Le multilinguisme au cœur des procédures

Le régime linguistique de la Cour de justice de l’Union européenne est conçu pour permettre à tous les citoyens de l’UE d’accéder à la justice dans leur langue. Aussi cet accès est-il multilingue. La Cour est en effet tenue de maîtriser toutes les langues officielles de l’Union dans le cadre de sa mission. Elle pratique un multilinguisme rationalisé dans le cadre du déroulement de la procédure, puis assure la diffusion de la jurisprudence dans toutes les langues officielles de l’Union.

Le régime multilingue de la Cour se fonde sur la détermination d’une langue de procédure pour chaque affaire. Dans tout type de procédure (procédure préjudicielle, recours direct, pourvoi), c’est la langue dans laquelle est rédigé l’acte introductif d’instance (acte qui commence la procédure : demande de décision préjudicielle, requête, pourvoi) qui détermine la langue de procédure de l’affaire. Seule exception : la procédure d’avis, car toutes les langues officielles sont langues de procédure.

Chacune des langues officielles de l’Union européenne peut donc être langue de procédure. Dans la procédure préjudicielle, par exemple, l'acte introductif d’instance (ou son résumé) est traduit dans toutes les langues officielles. Ensuite, le multilinguisme est décliné tout au long de la procédure (phase écrite puis phase orale) non pas de manière intégrale (sauf dans les procédures d’avis), mais en fonction de la langue de procédure, de la qualité et de la maîtrise linguistique des intervenants à la procédure ainsi que des membres de la formation de jugement (subdivision d'une juridiction composant la Cour de justice de l'Union européenne, lorsqu'elle statue sur une affaire dont elle est saisie).

Lors de la phase écrite, les mémoires échangés sont en principe rédigés par leur auteur dans la langue de procédure. Les États membres interviennent dans leur langue officielle ou dans l’une de leurs langues officielles et leurs écrits sont alors traduits par les services de la Cour vers la langue de procédure. Dans tous les cas, les pièces de procédure sont traduites vers la langue des délibérés, aujourd’hui le français, afin de permettre à la formation de jugement d’en prendre connaissance.

Lors de la phase orale, c’est-à-dire au cours des audiences, le même principe vaut : la langue dans laquelle se déroule l’audience est la langue de procédure. L’audience réunit cependant des acteurs (parties, juges, avocat général, représentants des États membres, etc.) de langue maternelle différente. L’interprétation est de ce fait nécessaire. Elle est toujours assurée depuis et vers la langue de procédure, vers la langue du délibéré et vers la langue des États membres ayant annoncé leur participation à l’audience. Elle peut aussi être assurée depuis et vers la langue d’un ou plusieurs membres de la formation de jugement. La détermination des langues depuis et vers lesquelles l’interprétation est assurée lors de l’audience répond donc à des considérations très pratiques. Seule la procédure d’avis implique une interprétation à partir de et vers toutes les langues.

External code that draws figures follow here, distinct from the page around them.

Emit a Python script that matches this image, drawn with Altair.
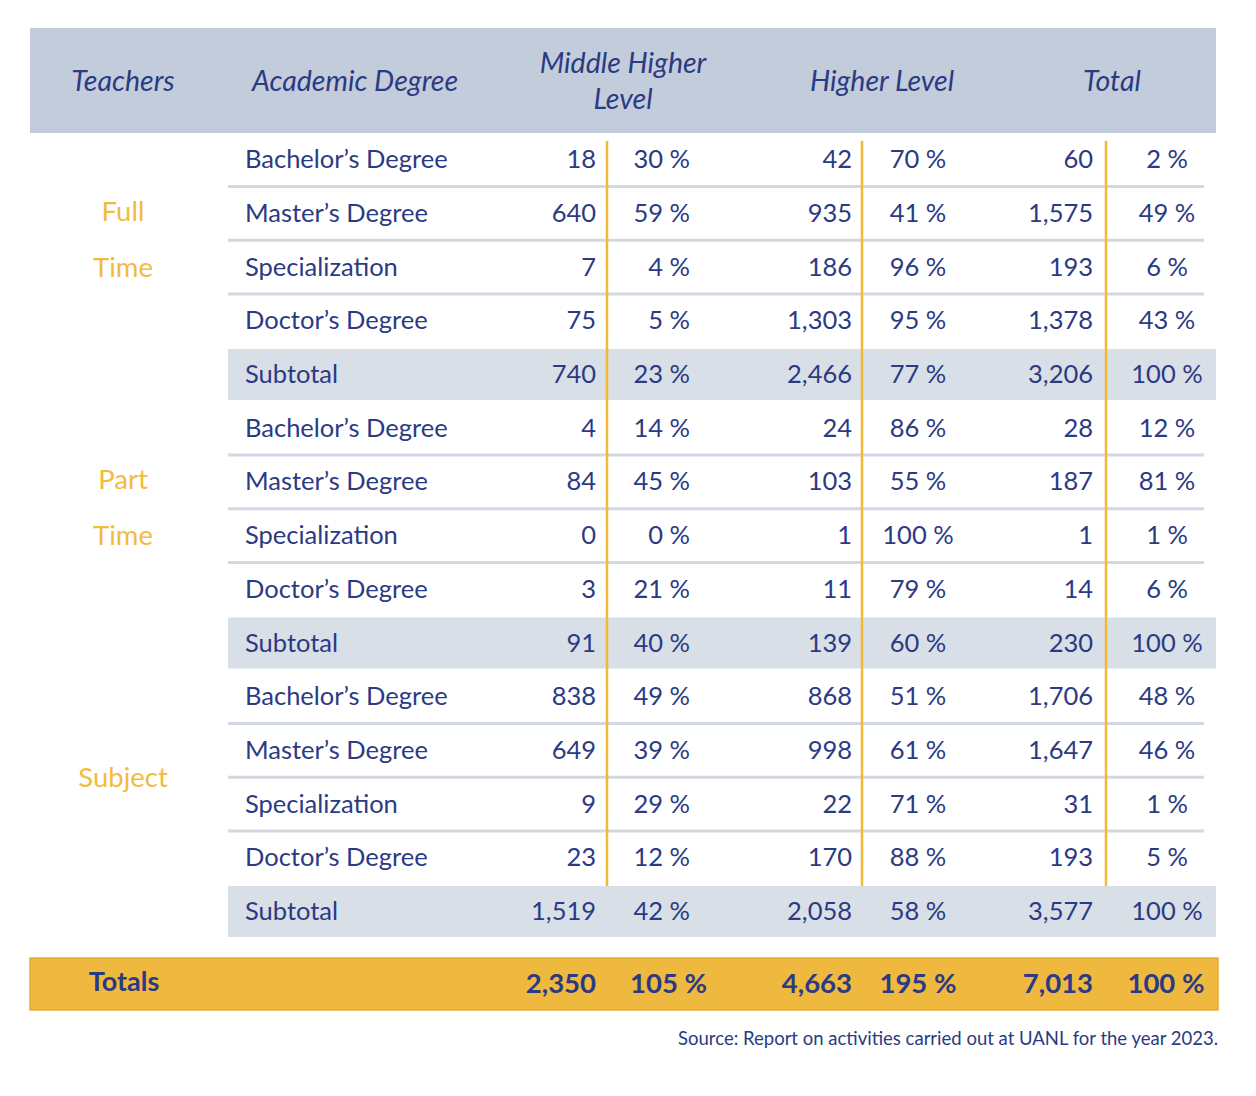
import altair as alt
import pandas as pd

# ---------------- data ----------------
HEADERS = ["Teachers", "Academic Degree", "Middle Higher\nLevel", "Higher Level", "Total"]
GROUPS = ["Full\nTime", "Part\nTime", "Subject"]
DEGREES = ["Bachelor’s Degree", "Master’s Degree", "Specialization", "Doctor’s Degree", "Subtotal"]

MH_COUNT = [18, 640, 7, 75, 740, 4, 84, 0, 3, 91, 838, 649, 9, 23, 1519]
MH_PCT = [30, 59, 4, 5, 23, 14, 45, 0, 21, 40, 49, 39, 29, 12, 42]
HL_COUNT = [42, 935, 186, 1303, 2466, 24, 103, 1, 11, 139, 868, 998, 22, 170, 2058]
HL_PCT = [70, 41, 96, 95, 77, 86, 55, 100, 79, 60, 51, 61, 71, 88, 58]
TOT_COUNT = [60, 1575, 193, 1378, 3206, 28, 187, 1, 14, 230, 1706, 1647, 31, 193, 3577]
TOT_PCT = [2, 49, 6, 43, 100, 12, 81, 1, 6, 100, 48, 46, 1, 5, 100]

TOTALS_LABEL = "Totals"
TOTALS = [2350, 105, 4663, 195, 7013, 100]
SOURCE = "Source: Report on activities carried out at UANL for the year 2023."

# ---------------- layout / style ----------------
OFF = 8
W, H = 1240, 1080
NAVY = "#2b3a84"
YELLOW = "#f2bb3e"
HEADER_BG = "#c3ccda"
SUB_BG = "#d9dfe7"
SEP = "#d2d8e2"
TOT_BG = "#efb83e"
TOT_STROKE = "#e2ab38"
FONT = "Lato"

ROW_TOP0, PITCH = 133.2, 53.7
N_ROWS = len(MH_COUNT)


def rt(i):
    return ROW_TOP0 + i * PITCH


def rc(i):
    return rt(i) + 27


def fmt(n):
    return f"{n:,}"


def pct(n):
    return f"{n} %"


xs = alt.Scale(domain=[0, W], nice=False, zero=False)
ys = alt.Scale(domain=[0, H], nice=False, zero=False, reverse=True)


def X(f):
    return alt.X(f, type="quantitative", scale=xs, axis=None)


def Y(f):
    return alt.Y(f, type="quantitative", scale=ys, axis=None)


def rects(rows, fill, stroke=None, sw=0):
    df = pd.DataFrame([{"x0": a - OFF, "x1": b - OFF, "y0": c - OFF, "y1": d - OFF} for a, b, c, d in rows])
    kw = dict(fill=fill)
    if stroke:
        kw.update(stroke=stroke, strokeWidth=sw)
    return alt.Chart(df).mark_rect(**kw).encode(x=X("x0"), x2="x1", y=Y("y0"), y2="y1")


def rules(rows, color, width):
    df = pd.DataFrame([{"x0": a - OFF, "x1": b - OFF, "y0": c - OFF, "y1": d - OFF} for a, b, c, d in rows])
    return alt.Chart(df).mark_rule(color=color, strokeWidth=width).encode(
        x=X("x0"), x2="x1", y=Y("y0"), y2="y1")


def texts(items, align, size, color=NAVY, weight="normal", style="normal"):
    df = pd.DataFrame([{"x": x - OFF, "y": y - OFF, "t": t} for x, y, t in items])
    return alt.Chart(df).mark_text(
        align=align, baseline="middle", font=FONT, fontSize=size, color=color,
        fontWeight=weight, fontStyle=style).encode(x=X("x"), y=Y("y"), text="t:N")


layers = []

# backgrounds
layers.append(rects([(30, 1216, 28, 133)], HEADER_BG))
sub_rows = [i for i in range(N_ROWS) if i % 5 == 4]
layers.append(rects([(228, 1216, rt(i) + 1, rt(i) + 52) for i in sub_rows], SUB_BG))
layers.append(rects([(30, 1218, 958, 1010)], TOT_BG, TOT_STROKE, 1.5))

# separators between degree rows
seps = []
for i in range(N_ROWS):
    if i % 5 in (0, 1, 2):
        y = (rc(i) + rc(i + 1)) / 2 - 0.5
        seps.append((228, 1204, y, y))
layers.append(rules(seps, SEP, 3))

# yellow vertical dividers
vy0, vy1 = 141, rt(14) + 1
layers.append(rules([(x, x, vy0, vy1) for x in (607, 862, 1106)], "#f1b935", 2.5))

# header texts
hx = [123, 355, 623, 882, 1112]
hitems = []
for x, h in zip(hx, HEADERS):
    parts = h.split("\n")
    if len(parts) == 1:
        hitems.append((x, 82, parts[0]))
    else:
        hitems.append((x, 64, parts[0]))
        hitems.append((x, 100, parts[1]))
layers.append(texts(hitems, "center", 28.5, style="italic"))

# group labels
gitems = []
for g, name in enumerate(GROUPS):
    cy = (rt(g * 5) + rt(g * 5 + 4)) / 2
    parts = name.split("\n")
    if len(parts) == 1:
        gitems.append((123, cy + 1, parts[0]))
    else:
        gitems.append((123, cy - 28, parts[0]))
        gitems.append((123, cy + 28, parts[1]))
layers.append(texts(gitems, "center", 27.5, color=YELLOW))

# body
left_items, right_items, center_items = [], [], []
for i in range(N_ROWS):
    y = rc(i)
    left_items.append((245, y, DEGREES[i % 5]))
    right_items.append((596, y, fmt(MH_COUNT[i])))
    right_items.append((690, y, pct(MH_PCT[i])))
    right_items.append((852, y, fmt(HL_COUNT[i])))
    center_items.append((918, y, pct(HL_PCT[i])))
    right_items.append((1093, y, fmt(TOT_COUNT[i])))
    center_items.append((1167, y, pct(TOT_PCT[i])))
layers.append(texts(left_items, "left", 25.5))
layers.append(texts(right_items, "right", 25.5))
layers.append(texts(center_items, "center", 25.5))

# totals row
ty = 985
layers.append(texts([(124, 983, TOTALS_LABEL)], "center", 27, weight="bold"))
layers.append(texts([(596, ty, fmt(TOTALS[0])), (852, ty, fmt(TOTALS[2])), (1093, ty, fmt(TOTALS[4]))],
                    "right", 27.5, weight="bold"))
layers.append(texts([(630, ty, pct(TOTALS[1]))], "left", 27.5, weight="bold"))
layers.append(texts([(918, ty, pct(TOTALS[3])), (1166, ty, pct(TOTALS[5]))], "center", 27.5, weight="bold"))

# source
layers.append(texts([(1218, 1039, SOURCE)], "right", 18.5))

chart = alt.layer(*layers).properties(
    width=W, height=H, padding=0, autosize=alt.AutoSizeParams(type="none"), background="white"
).configure_view(stroke=None)

chart.save("out.html", embed_options={"renderer": "svg", "actions": False})
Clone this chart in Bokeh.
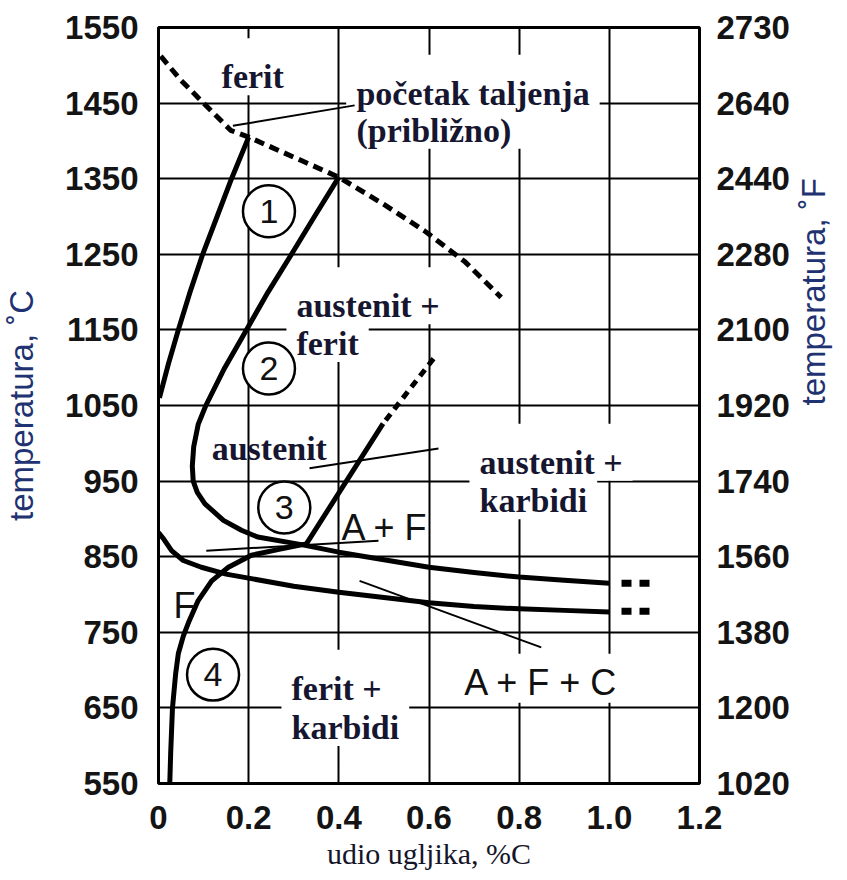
import math
from bokeh.plotting import figure
from bokeh.models import Range1d, FixedTicker, LinearAxis
from bokeh.core.properties import value
from bokeh.embed import file_html
from bokeh.resources import INLINE

# ---------------- data ----------------
x_ticks = [0, 0.2, 0.4, 0.6, 0.8, 1.0, 1.2]
x_tick_labels = ["0", "0.2", "0.4", "0.6", "0.8", "1.0", "1.2"]
c_ticks = [550, 650, 750, 850, 950, 1050, 1150, 1250, 1350, 1450, 1550]
f_tick_labels = ["1020", "1200", "1380", "1560", "1740", "1920", "2100", "2280", "2440", "2640", "2730"]

# curve 1 (ferit / ferit+austenit)
c1_x = [0.002, 0.022, 0.044, 0.07, 0.098, 0.13, 0.162, 0.2]
c1_t = [1060, 1105, 1150, 1200, 1250, 1300, 1350, 1405]
# curve 2 (austenit boundary)
c2_x = [0.4, 0.346, 0.295, 0.243, 0.195, 0.147, 0.105, 0.088, 0.078, 0.075, 0.077, 0.086, 0.103, 0.144, 0.184, 0.22, 0.317, 0.4, 0.5, 0.6, 0.7, 0.8, 0.9, 1.0]
c2_t = [1352, 1300, 1250, 1200, 1150, 1100, 1050, 1025, 995, 970, 950, 935, 920, 898, 885, 876, 866, 856, 846, 836, 829, 823, 819, 815]
# curve 3 dashed upper part
c3d_x = [0.61, 0.498]
c3d_t = [1112, 1026]
# curve 3 solid + curve 4
c3_x = [0.498, 0.328, 0.27, 0.206, 0.155, 0.118, 0.088, 0.068, 0.055, 0.044, 0.038, 0.031, 0.027, 0.025]
c3_t = [1026, 867, 860, 852, 836, 818, 792, 765, 745, 722, 695, 650, 590, 550]
# curve 5 (lower line)
c5_x = [0.0, 0.012, 0.029, 0.055, 0.095, 0.15, 0.206, 0.3, 0.4, 0.5, 0.6, 0.7, 0.8, 0.9, 1.0]
c5_t = [882, 873, 858, 845, 836, 827, 821, 811, 803, 796, 789, 784, 781, 779, 777]
# melting start (dashed)
melt_x = [0.005, 0.05, 0.095, 0.16, 0.2, 0.317, 0.4, 0.5, 0.59, 0.68, 0.76]
melt_t = [1512, 1480, 1453, 1414, 1405, 1374, 1352, 1316, 1281, 1240, 1193]
# dashed extensions beyond 1.0 %C
ext_x = [1.027, 1.097]
ext_upper_t = [815, 815]
ext_lower_t = [778, 778]

# leader lines
lead_xs = [[0.165, 0.435], [0.335, 0.621], [0.106, 0.488], [0.446, 0.849]]
lead_ts = [[1420, 1447], [967, 993], [858, 871], [818, 730]]

# region labels (serif, bold)
bg_text = ["ferit", "početak taljenja", "(približno)", "austenit +", "ferit",
           "austenit +", "karbidi", "ferit +", "karbidi"]
bg_x = [0.14, 0.439, 0.439, 0.306, 0.306, 0.712, 0.712, 0.295, 0.295]
bg_t = [1485, 1463, 1414, 1182, 1132, 975, 924, 676, 624]
plain_text = ["austenit"]
plain_x = [0.118]
plain_t = [993]

# sans labels
sans_text = ["F", "A + F", "A + F + C"]
sans_x = [0.033, 0.406, 0.678]
sans_t = [785, 889, 684]

# circled region numbers
circ_text = ["1", "2", "3", "4"]
circ_x = [0.245, 0.245, 0.279, 0.121]
circ_t = [1307, 1099, 915, 694]

# ---------------- figure ----------------
p = figure(frame_width=541, frame_height=756, x_range=Range1d(0, 1.2), y_range=Range1d(550, 1550),
           output_backend="svg", toolbar_location=None,
           min_border_left=157, min_border_right=149, min_border_top=27, min_border_bottom=97)
p.background_fill_color = "white"
p.border_fill_color = "white"
p.outline_line_color = "black"
p.outline_line_width = 3

p.xgrid.ticker = FixedTicker(ticks=x_ticks)
p.ygrid.ticker = FixedTicker(ticks=c_ticks)
p.xgrid.grid_line_color = "black"
p.ygrid.grid_line_color = "black"
p.xgrid.grid_line_width = 2
p.ygrid.grid_line_width = 2

right = LinearAxis(ticker=FixedTicker(ticks=c_ticks),
                   major_label_overrides={t: f for t, f in zip(c_ticks, f_tick_labels)})
p.add_layout(right, "right")

xa = p.xaxis[0]
ya = p.yaxis[0]
xa.ticker = FixedTicker(ticks=x_ticks)
xa.major_label_overrides = {t: l for t, l in zip(x_ticks, x_tick_labels)}
ya.ticker = FixedTicker(ticks=c_ticks)

for ax in (xa, ya, right):
    ax.axis_line_color = None
    ax.major_tick_line_color = None
    ax.minor_tick_line_color = None
    ax.major_tick_out = 0
    ax.major_tick_in = 0
    ax.minor_tick_out = 0
    ax.minor_tick_in = 0
    ax.major_label_text_font = "Liberation Sans"
    ax.major_label_text_font_size = "33px"
    ax.major_label_text_font_style = "bold"
    ax.major_label_text_color = "#141414"

xa.major_label_standoff = 22
xa.axis_label = "udio ugljika, %C"
xa.axis_label_text_font = "Liberation Serif"
xa.axis_label_text_font_size = "30px"
xa.axis_label_text_font_style = "normal"
xa.axis_label_text_color = "#15152a"
xa.axis_label_standoff = 5

ya.major_label_standoff = 20
ya.axis_label = "temperatura, ˚C"
ya.axis_label_text_font = "Liberation Sans"
ya.axis_label_text_font_size = "33px"
ya.axis_label_text_font_style = "normal"
ya.axis_label_text_color = "#1f3372"
ya.axis_label_standoff = 22

right.major_label_standoff = 17
right.axis_label = "temperatura, ˚F"
right.axis_label_text_font = "Liberation Sans"
right.axis_label_text_font_size = "33px"
right.axis_label_text_font_style = "normal"
right.axis_label_text_color = "#1f3372"
right.axis_label_standoff = 21
right.axis_label_orientation = math.pi / 2

# white boxes behind labels (gaps in the grid)
PAD = 10
p.text(x=bg_x, y=bg_t, text=bg_text, text_font=value("Liberation Serif"),
       text_font_size="34px", text_font_style="bold", text_alpha=0.0,
       text_align="left", text_baseline="alphabetic",
       background_fill_color="white", padding=PAD, x_offset=-PAD, y_offset=-PAD)
p.text(x=[0.678], y=[684], text=["A + F + C"], text_font=value("Liberation Sans"),
       text_font_size="36px", text_alpha=0.0,
       text_align="left", text_baseline="alphabetic",
       background_fill_color="white", padding=4, x_offset=-4, y_offset=-4)

# curves
p.line(c1_x, c1_t, line_width=5, line_color="black", line_join="round")
p.line(c2_x, c2_t, line_width=5, line_color="black", line_join="round")
p.line(c3_x, c3_t, line_width=5, line_color="black", line_join="round")
p.line(c3d_x, c3d_t, line_width=5, line_color="black", line_dash="8 6")
p.line(c5_x, c5_t, line_width=5, line_color="black", line_join="round")
p.line(melt_x, melt_t, line_width=5, line_color="black", line_dash="10 6")
p.line(ext_x, ext_upper_t, line_width=7, line_color="black", line_dash="10 8")
p.line(ext_x, ext_lower_t, line_width=7, line_color="black", line_dash="10 8")

# leaders
p.multi_line(lead_xs, lead_ts, line_width=2, line_color="black")

# circles
p.scatter(circ_x, circ_t, marker="circle", size=52, fill_color="white",
          line_color="black", line_width=2.5)
p.text(x=circ_x, y=circ_t, text=circ_text, text_font=value("Liberation Sans"),
       text_font_size="34px", text_color="#111111", text_align="center",
       text_baseline="middle")

# visible texts
p.text(x=bg_x, y=bg_t, text=bg_text, text_font=value("Liberation Serif"),
       text_font_size="34px", text_font_style="bold", text_color="#161630",
       text_align="left", text_baseline="alphabetic")
p.text(x=plain_x, y=plain_t, text=plain_text, text_font=value("Liberation Serif"),
       text_font_size="34px", text_font_style="bold", text_color="#161630",
       text_align="left", text_baseline="alphabetic")
p.text(x=sans_x, y=sans_t, text=sans_text, text_font=value("Liberation Sans"),
       text_font_size="36px", text_color="#111111",
       text_align="left", text_baseline="alphabetic")

open("out.html", "w").write(file_html(p, INLINE))
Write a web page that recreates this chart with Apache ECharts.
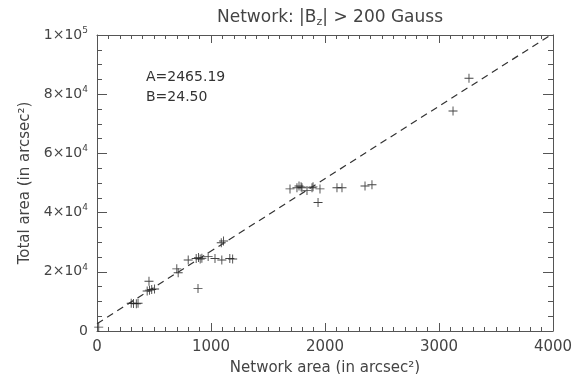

Un grand nombre d’affaires dont est saisie la Cour donne lieu à l’intervention d’un avocat général, qui présente des conclusions au bénéfice de la formation de jugement. Elles sont en pratique rédigées puis lues en audience publique dans l’une des six langues les plus largement couvertes par les services. Elles sont traduites vers toutes les langues officielles et publiées avec la décision au Recueil de la jurisprudence de la Cour.

La phase de délibéré se déroule en principe dans une seule langue, actuellement le français, après quoi la décision mettant fin à l’instance est signée dans la langue de procédure par la formation de jugement. Elle est traduite dans toutes les langues officielles dans le cadre de la diffusion multilingue de la jurisprudence.